Lodging prices move beyond your threshold. If the central stay you needed for walkability is no longer viable, the town may drop below competitors that still support a car-free plan.
Your season changes. A town that excels in midsummer may be the wrong choice in late autumn. Re-score seasonal fit rather than assuming the same destination works year-round.
Your trip goal changes. If the plan shifts from beach-heavy to food-heavy, or from a couple’s weekend to a group trip, update the weights before you look at towns again.
Event calendars and port schedules fill up. Cruise arrivals, public holidays, and festivals can reshape crowd levels, restaurant access, and local pricing. What looked like a calm cultural break may become a peak-demand weekend.
Weather risk increases. If you are traveling in a period known for storms, rough seas, or heat spikes, treat climate comfort and route resilience as higher-priority inputs.
For a practical next step, create a short planning table with no more than five towns. Give each town a score from 1 to 5 in the six core categories, add a rough trip estimate, and write one sentence explaining why it made the list. Then check routes, ferry timing, holidays, and festival dates using the related guides linked above. If a town still looks strong after those checks, it is probably a good fit for your next Atlantic coast trip.
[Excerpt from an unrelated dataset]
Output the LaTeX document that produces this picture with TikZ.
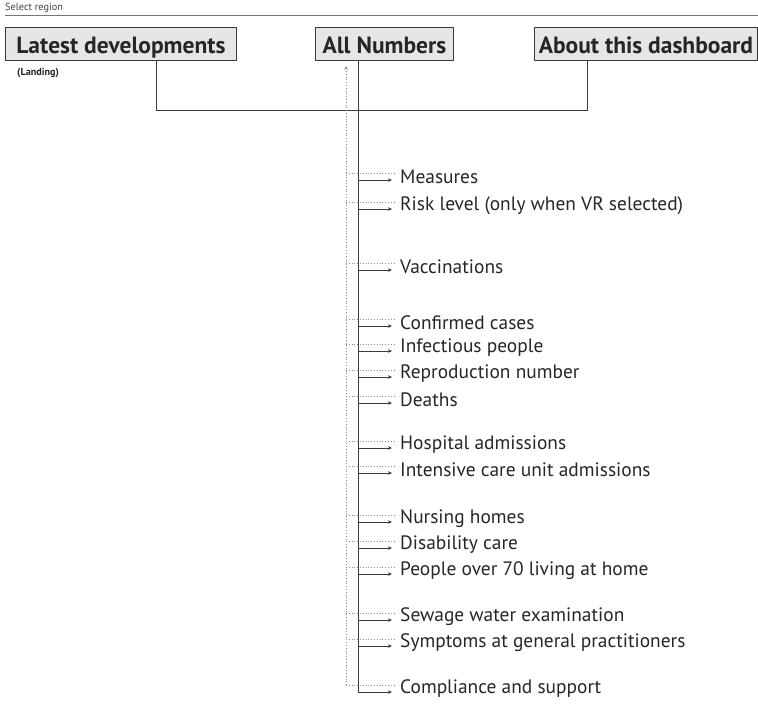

The point is not to solve Atlantic travel forever. It is to build a method you can reuse every time new openings appear, shoulder-season deals emerge, or a favorite destination becomes too crowded for the kind of trip you want. That is how a broad destination roundup becomes something more valuable: a repeatable way to decide, with less guesswork and better odds of choosing the right town for the right season.